North Korea is on an “aggressive schedule” to build and deploy its first operational ballistic-missile submarine, a U.S. think tank said, citing commercial satellite imagery.
The report by 38 North, a website run by the U.S.-Korea Institute at Johns Hopkins University, suggests that the North is making progress in developing submarine-launched ballistic missiles in addition to its land-based nuclear weapons program.
Images from Nov. 5 showed parts being moved into and out of areas near constructions halls, indicating a shipbuilding program is in progress at the Sinpo base on North Korea’s east coast.
38 North pointed to two large circular objects in a yard that could be parts of a submarine’s pressure hull. It said their presence “suggests construction of a new submarine.”
The findings, which were posted on the website Thursday, also noted a probable launch canister at the missile test stand, suggesting ongoing ejection testing.

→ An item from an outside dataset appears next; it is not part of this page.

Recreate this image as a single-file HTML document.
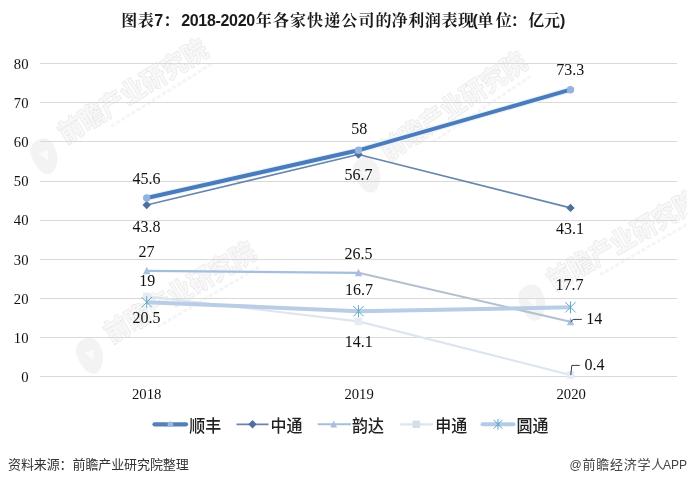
<!DOCTYPE html>
<html lang="zh-CN">
<head>
<meta charset="utf-8">
<title>图表7：2018-2020年各家快递公司的净利润表现</title>
<style>
html,body{margin:0;padding:0;background:#fff;}
body{width:687px;height:485px;overflow:hidden;position:relative;}
svg{display:block;position:absolute;left:0;top:0;}
.num{font-family:"Liberation Serif",serif;font-size:14.67px;fill:#111;}
.title{font-family:"Liberation Sans","Noto Serif CJK SC",serif;font-weight:bold;font-size:16px;fill:#1a1a1a;}
.tl{font-size:16px;}
.leg{font-family:"Liberation Sans","Noto Sans CJK SC",sans-serif;font-size:16px;font-weight:500;fill:#222;}
.foot{font-family:"Liberation Sans","Noto Sans CJK SC",sans-serif;font-size:13px;fill:#333;}
.wm{font-family:"Liberation Sans","Noto Sans CJK SC",sans-serif;font-weight:bold;font-size:27px;letter-spacing:0px;fill:#f8f8f8;stroke:#e5e5e5;stroke-width:1.2px;paint-order:stroke;}
</style>
</head>
<body>
<svg width="687" height="485" viewBox="0 0 687 485">
<rect width="687" height="485" fill="#fff"/>

<!-- watermarks -->
<g id="wms">
<g transform="translate(65.75,143.9) rotate(-31.8)"><path d="M-36,-8 q4,-12 16,-10 q10,2 9,14 q-1,14 -12,20 q-8,4 -12,-4 q-3,-8 -1,-20z" fill="#f3f3f3"/><path d="M-28,-6 l10,2 l-6,9z" fill="#fbfbfb"/><line x1="48" x2="166" y1="9" y2="9" stroke="#f5f5f5" stroke-width="3" stroke-dasharray="4 2"/><text class="wm" x="0" y="0" transform="scale(0.9,0.98)">前瞻产业研究院</text></g>
<g transform="translate(388,161.5) rotate(-34)"><path d="M-36,-8 q4,-12 16,-10 q10,2 9,14 q-1,14 -12,20 q-8,4 -12,-4 q-3,-8 -1,-20z" fill="#f3f3f3"/><path d="M-28,-6 l10,2 l-6,9z" fill="#fbfbfb"/><line x1="48" x2="166" y1="9" y2="9" stroke="#f5f5f5" stroke-width="3" stroke-dasharray="4 2"/><text class="wm" x="0" y="0" transform="scale(0.9,0.98)">前瞻产业研究院</text></g>
<g transform="translate(111.6,343.7) rotate(-30.6)"><path d="M-36,-8 q4,-12 16,-10 q10,2 9,14 q-1,14 -12,20 q-8,4 -12,-4 q-3,-8 -1,-20z" fill="#f3f3f3"/><path d="M-28,-6 l10,2 l-6,9z" fill="#fbfbfb"/><line x1="48" x2="166" y1="9" y2="9" stroke="#f5f5f5" stroke-width="3" stroke-dasharray="4 2"/><text class="wm" x="0" y="0" transform="scale(0.9,0.98)">前瞻产业研究院</text></g>
<g transform="translate(554,290.9) rotate(-30)"><path d="M-36,-8 q4,-12 16,-10 q10,2 9,14 q-1,14 -12,20 q-8,4 -12,-4 q-3,-8 -1,-20z" fill="#f3f3f3"/><path d="M-28,-6 l10,2 l-6,9z" fill="#fbfbfb"/><line x1="48" x2="166" y1="9" y2="9" stroke="#f5f5f5" stroke-width="3" stroke-dasharray="4 2"/><text class="wm" x="0" y="0" transform="scale(0.9,0.98)">前瞻产业研究院</text></g>
</g>

<!-- title -->
<text class="title" y="26"><tspan x="121.2" style="letter-spacing:0.6px">图表</tspan><tspan class="tl" x="154.2">7</tspan><tspan x="163.2">：</tspan><tspan class="tl" x="181.2" style="letter-spacing:-0.32px">2018-2020</tspan><tspan x="255.8" style="letter-spacing:1.1px">年各家快递公司的</tspan><tspan x="391.6" style="letter-spacing:0.6px">净利润表现</tspan><tspan class="tl" x="472.4">(</tspan><tspan x="477.2" style="letter-spacing:2.5px">单位</tspan><tspan x="510.4">：</tspan><tspan x="528.2" style="letter-spacing:-0.2px">亿元</tspan><tspan class="tl" x="560">)</tspan></text>

<!-- grid -->
<g stroke="#d9d9d9" stroke-width="1" shape-rendering="crispEdges">
<line x1="40" x2="677" y1="63.5" y2="63.5"/>
<line x1="40" x2="677" y1="102.5" y2="102.5"/>
<line x1="40" x2="677" y1="141.5" y2="141.5"/>
<line x1="40" x2="677" y1="181.5" y2="181.5"/>
<line x1="40" x2="677" y1="220.5" y2="220.5"/>
<line x1="40" x2="677" y1="259.5" y2="259.5"/>
<line x1="40" x2="677" y1="298.5" y2="298.5"/>
<line x1="40" x2="677" y1="337.5" y2="337.5"/>
<line x1="40" x2="677" y1="376.5" y2="376.5"/>
</g>

<!-- y axis labels -->
<g class="num" text-anchor="end">
<text x="28.5" y="68.5">80</text>
<text x="28.5" y="107.5">70</text>
<text x="28.5" y="146.5">60</text>
<text x="28.5" y="186">50</text>
<text x="28.5" y="225">40</text>
<text x="28.5" y="264.5">30</text>
<text x="28.5" y="303.5">20</text>
<text x="28.5" y="342.5">10</text>
<text x="28.5" y="381.5">0</text>
</g>

<!-- x axis labels -->
<g class="num" text-anchor="middle">
<text x="146.7" y="399">2018</text>
<text x="359.1" y="399">2019</text>
<text x="571.2" y="399">2020</text>
</g>

<!-- series: 申通 -->
<polyline points="146.7,296.3 358.5,321.4 570.5,375" fill="none" stroke="#dde6f0" stroke-width="2.2"/>
<g fill="#e4ebf4"><rect x="143" y="292.6" width="7.4" height="7.4"/><rect x="354.8" y="317.7" width="7.4" height="7.4"/><rect x="566.8" y="371.3" width="7.4" height="7.4"/></g>

<!-- series: 韵达 -->
<polyline points="146.7,270.8 358.5,272.8" fill="none" stroke="#a4bedf" stroke-width="2.2"/>
<polyline points="358.5,272.8 570.5,321.8" fill="none" stroke="#b4c0d2" stroke-width="2"/>
<g fill="#a9bfe0"><path d="M146.7,266.8 l3.7,7.4 h-7.4z"/><path d="M358.5,268.8 l3.7,7.4 h-7.4z"/><path d="M570.5,317.8 l3.7,7.4 h-7.4z"/></g>

<!-- series: 圆通 -->
<polyline points="146.7,302.2 358.5,311.2 570.5,307.3" fill="none" stroke="#b9cde7" stroke-width="4" stroke-linejoin="round"/>
<g stroke="#5cadc8" stroke-width="1" fill="none">
<path d="M146.7,296.2 v12 M141.5,297 l10.4,10.4 M151.9,297 l-10.4,10.4"/>
<path d="M358.5,305.2 v12 M353.3,306 l10.4,10.4 M363.7,306 l-10.4,10.4"/>
<path d="M570.5,301.3 v12 M565.3,302.1 l10.4,10.4 M575.7,302.1 l-10.4,10.4"/>
</g>

<!-- series: 中通 -->
<polyline points="146.7,198 358.5,150.3 570.5,89.7" fill="none" stroke="#eaf4fb" stroke-width="6.4" stroke-linejoin="round" stroke-linecap="round"/>
<polyline points="146.7,205 358.5,154.5 570.5,207.9" fill="none" stroke="#6786ae" stroke-width="1.6" stroke-linejoin="round"/>
<g fill="#4f6f9d"><path d="M146.7,200.8 l4.2,4.2 l-4.2,4.2 l-4.2,-4.2z"/><path d="M358.5,150.3 l4.2,4.2 l-4.2,4.2 l-4.2,-4.2z"/><path d="M570.5,203.7 l4.2,4.2 l-4.2,4.2 l-4.2,-4.2z"/></g>

<!-- series: 顺丰 -->
<polyline points="146.7,198 358.5,150.3 570.5,89.7" fill="none" stroke="#4a7bbc" stroke-width="4" stroke-linejoin="round" stroke-linecap="round"/>
<g fill="#93b3de"><circle cx="146.7" cy="198" r="3.7"/><circle cx="358.5" cy="150.3" r="3.7"/><circle cx="570.5" cy="89.7" r="3.7"/></g>

<!-- leader lines -->
<g fill="none" stroke="#2c3a50" stroke-width="1">
<path d="M570.8,322.2 q1.2,-2.8 3,-2.8 h8"/>
<path d="M570.8,375 l1,-9.6 h8"/>
</g>

<!-- data labels -->
<g class="num" text-anchor="middle" style="font-size:16px">
<text x="146.6" y="183.6">45.6</text>
<text x="146.6" y="231.6">43.8</text>
<text x="146.6" y="256.8">27</text>
<text x="147.2" y="285.7">19</text>
<text x="146.6" y="322.9">20.5</text>
<text x="359.2" y="134.1">58</text>
<text x="358.4" y="180.4">56.7</text>
<text x="358.4" y="258.5">26.5</text>
<text x="358.9" y="295.1">16.7</text>
<text x="358.8" y="347.1">14.1</text>
<text x="570.3" y="74.5">73.3</text>
<text x="570" y="233.8">43.1</text>
<text x="569.4" y="290.3">17.7</text>
<text x="594.2" y="323.9">14</text>
<text x="594.5" y="370.2">0.4</text>
</g>

<!-- legend -->
<g>
<line x1="154.5" x2="186" y1="424.3" y2="424.3" stroke="#5480ba" stroke-width="4.2" stroke-linecap="round"/>
<circle cx="170.4" cy="424.3" r="2.8" fill="#9bb7dd"/>
<text class="leg" transform="translate(189.3,431.5) scale(1,1.1)">顺丰</text>

<line x1="236.5" x2="268.5" y1="424.4" y2="424.4" stroke="#6786ae" stroke-width="1.8"/>
<path d="M252.5,420.1 l4.2,4.2 l-4.2,4.2 l-4.2,-4.2z" fill="#4f6f9d"/>
<text class="leg" transform="translate(270.5,431.5) scale(1,1.1)">中通</text>

<line x1="317.7" x2="351" y1="424.3" y2="424.3" stroke="#a4bedf" stroke-width="2"/>
<path d="M333.7,420.6 l3.4,6.8 h-6.8z" fill="#a9bfe0"/>
<text class="leg" transform="translate(352,431.5) scale(1,1.1)">韵达</text>

<line x1="400.2" x2="433" y1="424.3" y2="424.3" stroke="#dde6f0" stroke-width="2.2"/>
<rect x="412.5" y="420.6" width="7.4" height="7.4" fill="#d3deeb"/>
<text class="leg" transform="translate(435.3,431.5) scale(1,1.1)">申通</text>

<line x1="482.5" x2="513.5" y1="424.3" y2="424.3" stroke="#b5cae6" stroke-width="4" stroke-linecap="round"/>
<path d="M498,419 v10.6 M493.6,419.9 l8.8,8.8 M502.4,419.9 l-8.8,8.8" stroke="#58a6c6" stroke-width="1" fill="none"/>
<text class="leg" transform="translate(516.5,431.5) scale(1,1.1)">圆通</text>
</g>

<!-- footer -->
<text class="foot" x="8" y="468.6" style="letter-spacing:-0.1px">资料来源：前瞻产业研究院整理</text>
<text class="foot" y="468.7" style="fill:#444"><tspan x="569.6" style="font-size:12px">@</tspan><tspan x="582.6" style="letter-spacing:0.72px">前瞻经济学人</tspan><tspan x="663" style="font-size:12px">APP</tspan></text>
</svg>
</body>
</html>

“Such testing could support the continued development of SLBMs, a new ballistic missile submarine or a combination of both,” defense expert Joseph Bermudez said in his analysis.
It also would be consistent with a CNN report in August saying the U.S. military has detected “highly unusual and unprecedented levels” of North Korean submarine activity.
CNN quoted an unnamed U.S. defense official as saying there was evidence of an ejection test — which evaluates the “cold-launch system” that propels the missile from the launch canister before its engines ignite — in August.
The development of a submarine able to launch a long-range missile would be significant because it would be harder to detect and better able to maneuver in international waters than land-based systems.
In August 2016, North Korea successfully test-fired an SLBM that flew about 310 miles from Sinpo toward Japan before crashing into the sea.
It was fired at a high angle to avoid Japanese territory, and military officials said it could have traveled twice as far on a normal trajectory. North Korea’s state-run media said the test showed the United States was “within striking range.”
U.S. and South Korean military officials have been on alert for signs that the communist state may conduct another missile test after a more than two-month lull in activity.
38 North said a prototype submarine and submersible missile test stand barge appear ready to be put to sea at any time, but it stressed that “there are no activities suggesting” a test was imminent.
Tensions are high over traded threats between the North and President Donald Trump, who has threatened to “totally destroy” the country if forced to defend the U.S. and its allies.
North Korea raised alarm over the summer when it test-fired two intercontinental ballistic missiles and sent two other projectiles soaring over the Japanese island of Hokkaido.
Pyongyang also conducted its sixth and most powerful nuclear test on Sept. 3.